* [EXERCISE TASK]: Only the lines from the one holding "Generate a web" through the one holding "678, 662, 645];" are to be retyped, exactly as they appear, with both boundary lines included.

* [INFORMATION SUPPLIED]:
==*==
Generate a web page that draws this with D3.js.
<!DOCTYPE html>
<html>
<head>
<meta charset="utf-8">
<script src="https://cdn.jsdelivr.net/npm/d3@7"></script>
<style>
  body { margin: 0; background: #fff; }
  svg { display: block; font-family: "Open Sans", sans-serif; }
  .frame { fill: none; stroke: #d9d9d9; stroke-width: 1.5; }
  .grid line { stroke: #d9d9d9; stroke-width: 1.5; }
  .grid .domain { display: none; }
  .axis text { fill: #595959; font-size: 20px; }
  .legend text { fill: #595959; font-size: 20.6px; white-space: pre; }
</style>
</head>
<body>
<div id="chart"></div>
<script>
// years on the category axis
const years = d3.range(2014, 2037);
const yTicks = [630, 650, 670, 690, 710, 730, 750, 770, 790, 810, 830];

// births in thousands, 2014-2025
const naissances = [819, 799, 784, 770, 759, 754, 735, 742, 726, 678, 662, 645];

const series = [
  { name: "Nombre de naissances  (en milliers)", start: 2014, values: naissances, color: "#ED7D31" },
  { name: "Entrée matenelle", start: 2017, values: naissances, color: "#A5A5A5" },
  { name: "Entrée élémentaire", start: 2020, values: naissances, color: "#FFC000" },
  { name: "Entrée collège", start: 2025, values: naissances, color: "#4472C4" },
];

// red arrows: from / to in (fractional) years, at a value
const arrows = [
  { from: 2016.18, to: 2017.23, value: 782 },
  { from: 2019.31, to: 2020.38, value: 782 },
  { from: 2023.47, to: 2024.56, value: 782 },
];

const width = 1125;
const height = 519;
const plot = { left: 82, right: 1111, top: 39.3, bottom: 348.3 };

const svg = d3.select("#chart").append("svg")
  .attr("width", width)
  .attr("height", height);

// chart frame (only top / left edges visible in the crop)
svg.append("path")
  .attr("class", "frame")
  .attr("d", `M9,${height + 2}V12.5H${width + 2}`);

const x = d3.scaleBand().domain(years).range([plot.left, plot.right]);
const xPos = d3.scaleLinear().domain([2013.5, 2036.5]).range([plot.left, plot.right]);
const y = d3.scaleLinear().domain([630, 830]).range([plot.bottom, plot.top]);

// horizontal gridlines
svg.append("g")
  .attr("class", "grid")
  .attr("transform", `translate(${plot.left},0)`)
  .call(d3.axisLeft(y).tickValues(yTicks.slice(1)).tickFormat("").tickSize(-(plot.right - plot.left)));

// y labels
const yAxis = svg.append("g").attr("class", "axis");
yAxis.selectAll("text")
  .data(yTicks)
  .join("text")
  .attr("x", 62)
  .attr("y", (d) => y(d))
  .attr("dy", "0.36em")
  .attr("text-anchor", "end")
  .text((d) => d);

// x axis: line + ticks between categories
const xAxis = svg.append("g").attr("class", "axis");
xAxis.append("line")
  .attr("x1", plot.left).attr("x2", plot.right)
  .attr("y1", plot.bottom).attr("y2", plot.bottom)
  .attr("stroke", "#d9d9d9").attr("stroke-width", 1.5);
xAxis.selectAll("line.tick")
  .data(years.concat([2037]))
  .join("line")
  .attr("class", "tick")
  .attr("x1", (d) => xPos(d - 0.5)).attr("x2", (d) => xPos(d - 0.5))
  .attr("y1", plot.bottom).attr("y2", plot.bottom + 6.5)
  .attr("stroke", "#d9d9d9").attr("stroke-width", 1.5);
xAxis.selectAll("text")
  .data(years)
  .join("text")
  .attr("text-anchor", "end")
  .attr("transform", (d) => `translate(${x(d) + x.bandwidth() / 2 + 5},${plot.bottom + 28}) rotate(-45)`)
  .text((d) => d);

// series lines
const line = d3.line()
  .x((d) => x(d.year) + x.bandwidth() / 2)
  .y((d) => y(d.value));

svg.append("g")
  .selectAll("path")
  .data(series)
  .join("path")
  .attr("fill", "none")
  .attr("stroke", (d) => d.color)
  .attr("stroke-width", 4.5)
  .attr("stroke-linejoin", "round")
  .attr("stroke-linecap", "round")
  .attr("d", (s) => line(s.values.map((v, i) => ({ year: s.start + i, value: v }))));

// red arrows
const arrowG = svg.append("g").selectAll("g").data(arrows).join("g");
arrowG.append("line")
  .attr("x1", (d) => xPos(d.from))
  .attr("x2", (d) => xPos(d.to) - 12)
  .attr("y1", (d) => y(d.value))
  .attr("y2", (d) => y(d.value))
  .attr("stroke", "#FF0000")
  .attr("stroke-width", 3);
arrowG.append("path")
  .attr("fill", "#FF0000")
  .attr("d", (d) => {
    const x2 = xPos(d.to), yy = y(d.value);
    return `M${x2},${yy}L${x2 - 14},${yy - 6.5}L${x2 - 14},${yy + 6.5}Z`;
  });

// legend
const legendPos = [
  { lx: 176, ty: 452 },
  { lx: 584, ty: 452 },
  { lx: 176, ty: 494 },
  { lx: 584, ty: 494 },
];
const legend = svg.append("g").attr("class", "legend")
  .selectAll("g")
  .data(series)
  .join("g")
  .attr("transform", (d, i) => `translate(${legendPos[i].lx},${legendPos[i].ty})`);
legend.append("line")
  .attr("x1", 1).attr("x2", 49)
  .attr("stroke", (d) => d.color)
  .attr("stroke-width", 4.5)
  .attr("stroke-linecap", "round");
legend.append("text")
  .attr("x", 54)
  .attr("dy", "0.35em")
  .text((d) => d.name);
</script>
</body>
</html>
==*==
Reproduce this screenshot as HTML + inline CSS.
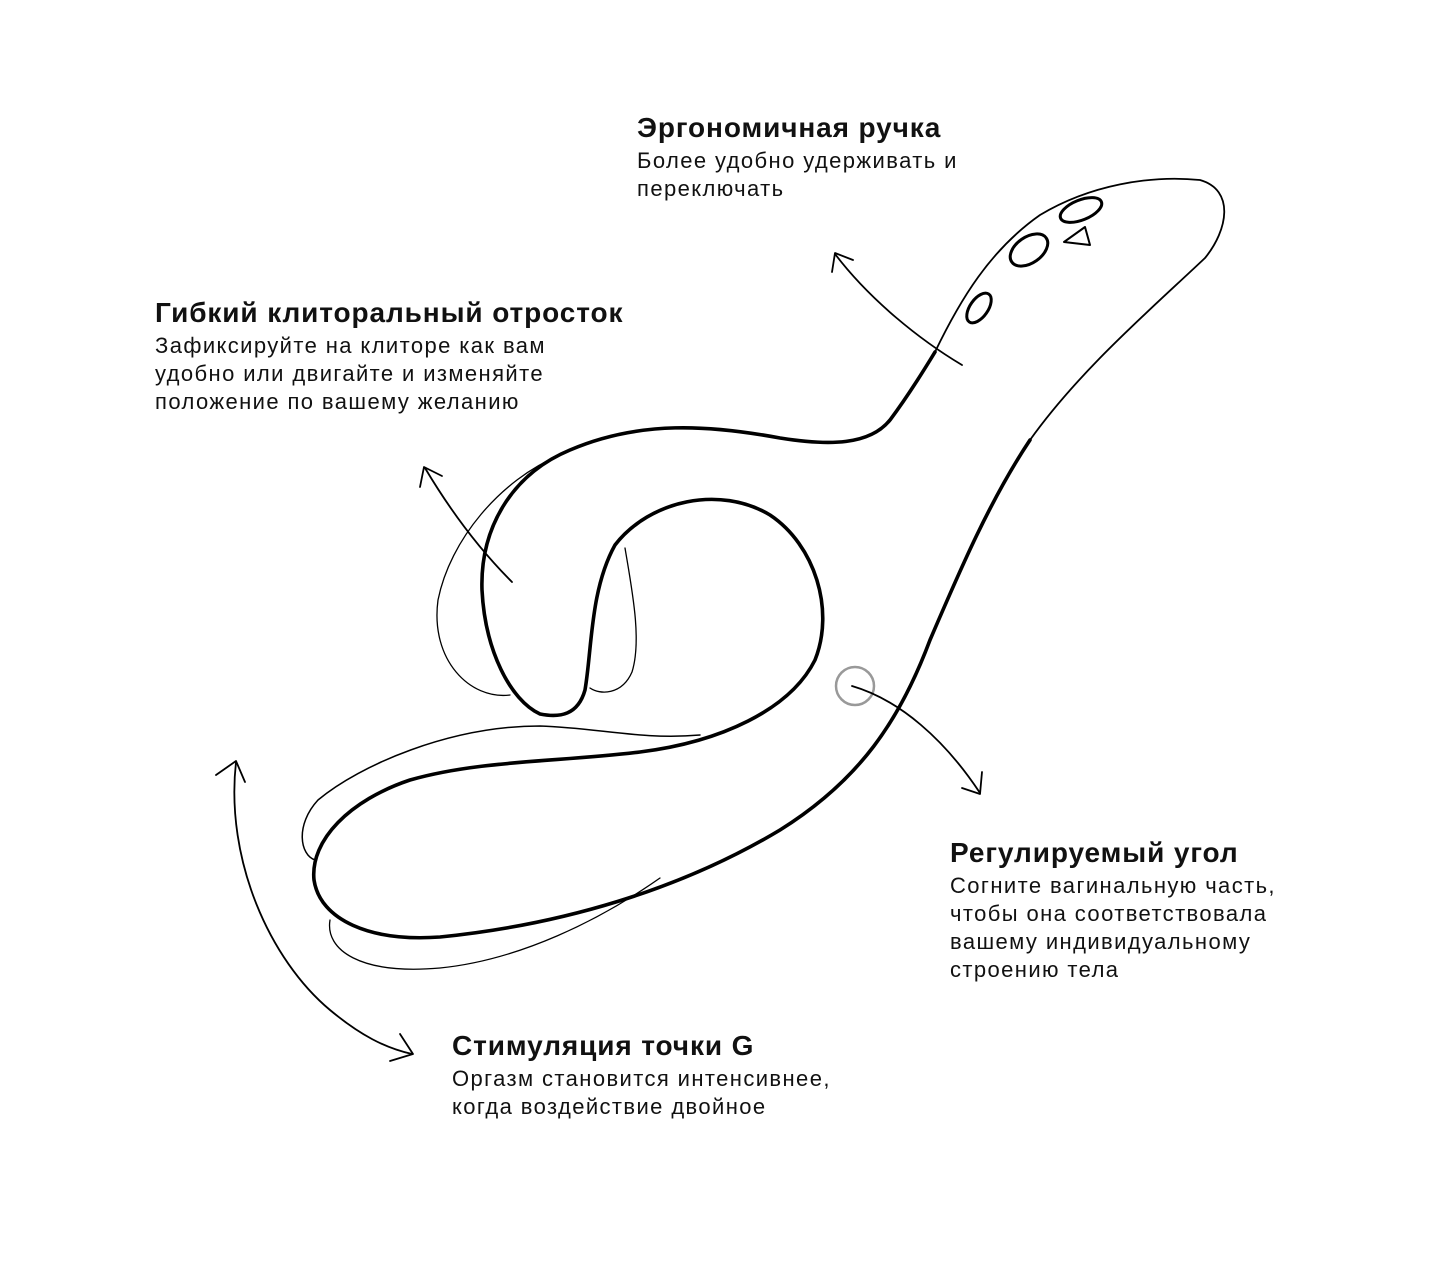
==*==
* [ANSWER IN FULL]:
Generate a web page that draws this with D3.js.
<!DOCTYPE html>
<html>
<head>
<meta charset="utf-8">
<script src="https://cdn.jsdelivr.net/npm/d3@7"></script>
<style>
  body { margin: 0; background: #fff; }
  svg { display: block; font-family: "Open Sans", sans-serif; }
  .frame { fill: none; stroke: #d9d9d9; stroke-width: 1.5; }
  .grid line { stroke: #d9d9d9; stroke-width: 1.5; }
  .grid .domain { display: none; }
  .axis text { fill: #595959; font-size: 20px; }
  .legend text { fill: #595959; font-size: 20.6px; white-space: pre; }
</style>
</head>
<body>
<div id="chart"></div>
<script>
// years on the category axis
const years = d3.range(2014, 2037);
const yTicks = [630, 650, 670, 690, 710, 730, 750, 770, 790, 810, 830];

// births in thousands, 2014-2025
const naissances = [819, 799, 784, 770, 759, 754, 735, 742, 726, 678, 662, 645];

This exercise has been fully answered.